It surely can race with the existing setsockopt.

1)
if (only existing setsockopt works) {
        then sk->sk_tskey is set through setsockopt, sk_tskey_bpf_offset is 0.
}

2)
if (only bpf setsockopt works) {
        then sk->sk_tskey is set through bpf_setsockopt,
sk_tskey_bpf_offset is 0.
}

3)
if (existing setsockopt already started, here we enable the bpf feature) {
        then sk->sk_tskey will not change, but the sk_tskey_bpf_offset
will be calculated.
}

4)
if (bpf setsockopt already started, here we enable the application feature) {
        then sk->sk_tskey will re-initialized/overridden by
setsockopt, and the sk_tskey_bpf_offset will be calculated.
}

Then the skb tskey will use the sk->sk_tskey like before.

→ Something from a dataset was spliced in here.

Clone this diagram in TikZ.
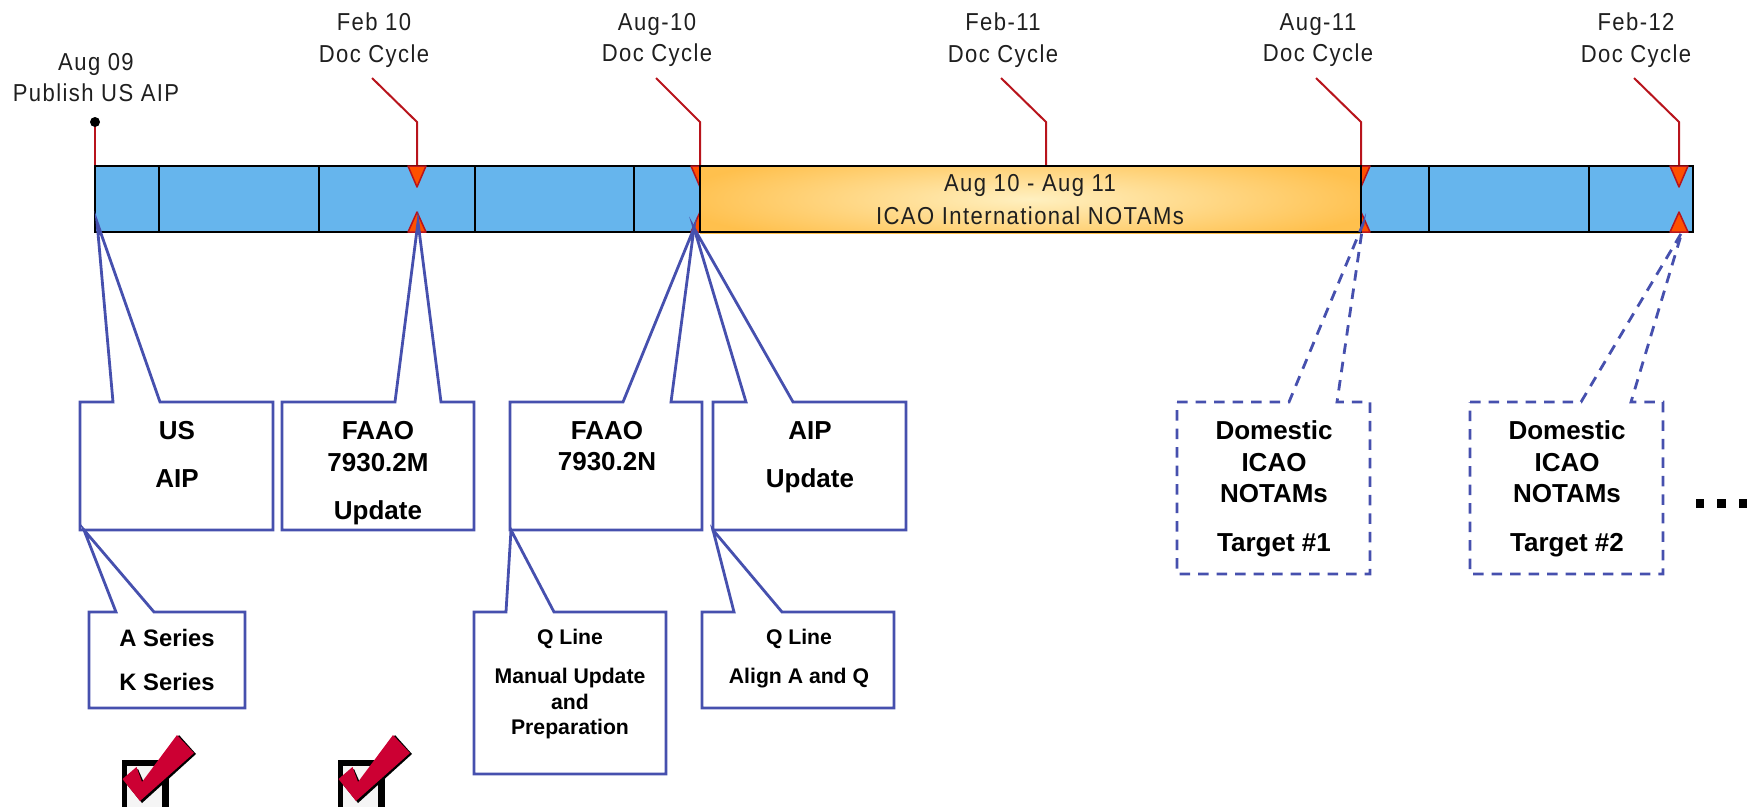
\documentclass[tikz,border=0pt]{standalone}
\usepackage{fontspec}
\setmainfont{Liberation Sans}
\newfontfamily\toplabel[FakeStretch=0.9,LetterSpace=5.8]{Liberation Sans}
\tikzset{
  bartext/.style={font=\toplabel\fontsize{24.5}{31.5}\selectfont,align=center,inner sep=0,text=black!88},
  lab/.style={font=\fontsize{26}{31.5}\selectfont\bfseries,align=center,inner sep=0},
  lab2/.style={font=\fontsize{21.2}{25.5}\selectfont\bfseries,align=center,inner sep=0},
  callout/.style={draw=calloutblue,line width=2.8pt,line join=miter},
  dashcall/.style={callout,dash pattern=on 10.5pt off 8pt},
  redline/.style={draw=linered,line width=2pt},
  tri/.style={fill=triorange,draw=linered,line width=1.5pt,line join=round},
}
\definecolor{barblue}{HTML}{66B5ED}
\definecolor{linered}{HTML}{B8141C}
\definecolor{triorange}{HTML}{FF5000}
\definecolor{calloutblue}{HTML}{4650AE}
\definecolor{goldA}{HTML}{FFC04D}
\definecolor{goldB}{HTML}{FFF0C0}
\definecolor{checkred}{HTML}{CC0033}
\newcommand{\callbox}[8]{% style, x0,y0,x1,y1, a, tip, b
  \draw[#1] (#2,#3) -- (#6,#3) -- #7 -- (#8,#3) -- (#4,#3) -- (#4,#5) -- (#2,#5) -- cycle;}
\newcommand{\downtri}[1]{\draw[tri] (#1-9,166) -- (#1+9,166) -- (#1,187) -- cycle;}
\newcommand{\uptri}[1]{\draw[tri] (#1-9,232) -- (#1+9,232) -- (#1,212) -- cycle;}
\newcommand{\tickbox}[1]{%
  \begin{scope}[shift={(#1,0)}]
    \fill[black] (121.5,760) rectangle (169,807);
    \fill[white!96!black] (127,765.5) rectangle (162,807);
    \fill[black] (124,781) -- (138,769) -- (145,785) -- (179,735) -- (196,754) -- (142,803) -- cycle;
    \fill[checkred] (122.5,779) -- (136.5,767) -- (142,782) -- (177,735) -- (194,753) -- (140,801) -- cycle;
  \end{scope}}
\begin{document}
\begin{tikzpicture}[x=1pt,y=-1pt]
\useasboundingbox (0,0) rectangle (1752,807);
% red leaders
\draw[redline] (95,122) -- (95,166);
\fill[black] (95,122) circle (5);
\draw[redline] (372,78) -- (417,122) -- (417,166);
\draw[redline] (656,78) -- (700,122) -- (700,166);
\draw[redline] (1001,78) -- (1046,122) -- (1046,166);
\draw[redline] (1316,78) -- (1361,122) -- (1361,166);
\draw[redline] (1634,78) -- (1679,122) -- (1679,166);
% bar
\fill[barblue] (95,166) rectangle (1693,232);
\draw[black!35,line width=1pt] (95,165) -- (1693,165);
\foreach \x in {159,319,475,634,1429,1589}
  \draw[black,line width=1.8pt] (\x,166) -- (\x,232);
\draw[black,line width=2pt] (95,232) -- (95,166) -- (1693,166) -- (1693,232) -- cycle;
% triangles
\downtri{417}\uptri{417}
\downtri{700}\uptri{700}
\downtri{1046}
\downtri{1361}\uptri{1361}
\downtri{1679}\uptri{1679}
% orange band
\fill[goldA] (700,166) rectangle (1361,234);
\begin{scope}
  \clip (700,166) rectangle (1361,232);
  \shade[inner color=goldB,outer color=goldA] (1030,199) ellipse [x radius=355,y radius=52];
\end{scope}
\draw[black,line width=2pt] (700,166) rectangle (1361,232);
\node[bartext,font=\toplabel\fontsize{24.5}{33}\selectfont] (band) at (1030,199.5) {Aug 10 - Aug 11\\ICAO International NOTAMs};
% top labels
\node[bartext] (l1) at (96,77.5) {Aug 09\\Publish US AIP};
\node[bartext] (l2) at (374,40) {Feb 10\\Doc Cycle};
\node[bartext] (l3) at (657,40) {Aug-10\\Doc Cycle};
\node[bartext] (l4) at (1003,40) {Feb-11\\Doc Cycle};
\node[bartext] (l5) at (1318,40) {Aug-11\\Doc Cycle};
\node[bartext] (l6) at (1636,40) {Feb-12\\Doc Cycle};
% callouts
\callbox{callout}{80}{402}{273}{530}{113}{(97,222)}{160}
\callbox{callout}{282}{402}{474}{530}{395}{(418,222)}{441}
\callbox{callout}{510}{402}{702}{530}{623}{(694,228)}{671}
\callbox{callout}{713}{402}{906}{530}{746}{(694,228)}{793}
\callbox{dashcall}{1177}{402}{1370}{574}{1289}{(1363,224)}{1337}
\callbox{dashcall}{1470}{402}{1663}{574}{1581}{(1682,232)}{1631}
\callbox{callout}{89}{612}{245}{708}{116}{(84,530)}{154}
\callbox{callout}{474}{612}{666}{774}{506}{(511,530)}{554}
\callbox{callout}{702}{612}{894}{708}{734}{(713,530)}{782}
% callout text
\node[lab,font=\fontsize{26}{48}\selectfont\bfseries] (c1) at (177,454.5) {US\\AIP};
\node[lab] (c2) at (378,473) {FAAO\\7930.2M\\[16.5pt]Update};
\node[lab] (c3) at (607,446) {FAAO\\7930.2N};
\node[lab,font=\fontsize{26}{48}\selectfont\bfseries] (c4) at (810,457) {AIP\\Update};
\node[lab] (c5) at (1274,489) {Domestic\\ICAO\\NOTAMs\\[17.5pt]Target \#1};
\node[lab] (c6) at (1567,489) {Domestic\\ICAO\\NOTAMs\\[17.5pt]Target \#2};
\node[lab,font=\fontsize{23.8}{43.5}\selectfont\bfseries] (c7) at (167,660) {A Series\\K Series};
\node[lab2] (c8) at (570,638.5) {Q Line};
\node[lab2] (c9) at (570,704) {Manual Update\\and\\Preparation};
\node[lab2] (c10) at (799,638.5) {Q Line};
\node[lab2] (c11) at (799,678.5) {Align A and Q};
% ellipsis
\foreach \x in {1700,1721.5,1743}
  \fill[black] (\x-4.2,499) rectangle (\x+4.2,507.5);
% check marks
\tickbox{0}
\tickbox{216}
\end{tikzpicture}
\end{document}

At last, when we are about to print in bpf extension if we're allowed
(by testing the sk_tsflags_bpf), we only need to check if
sk_tskey_bpf_offset is zero or not. If the value is zero, it means
only the bpf program runs; if not, it means the sk->sk_tskey servers
for application feature, we need to compute the real bpf tskey. Please
see skb_tstamp_tx_output_bpf().

Above makes sure that two features can work parallelly. It's honestly
a little bit complicated. Before writing this part, I drew a few
pictures to help me understand how it works.

Thanks,
Jason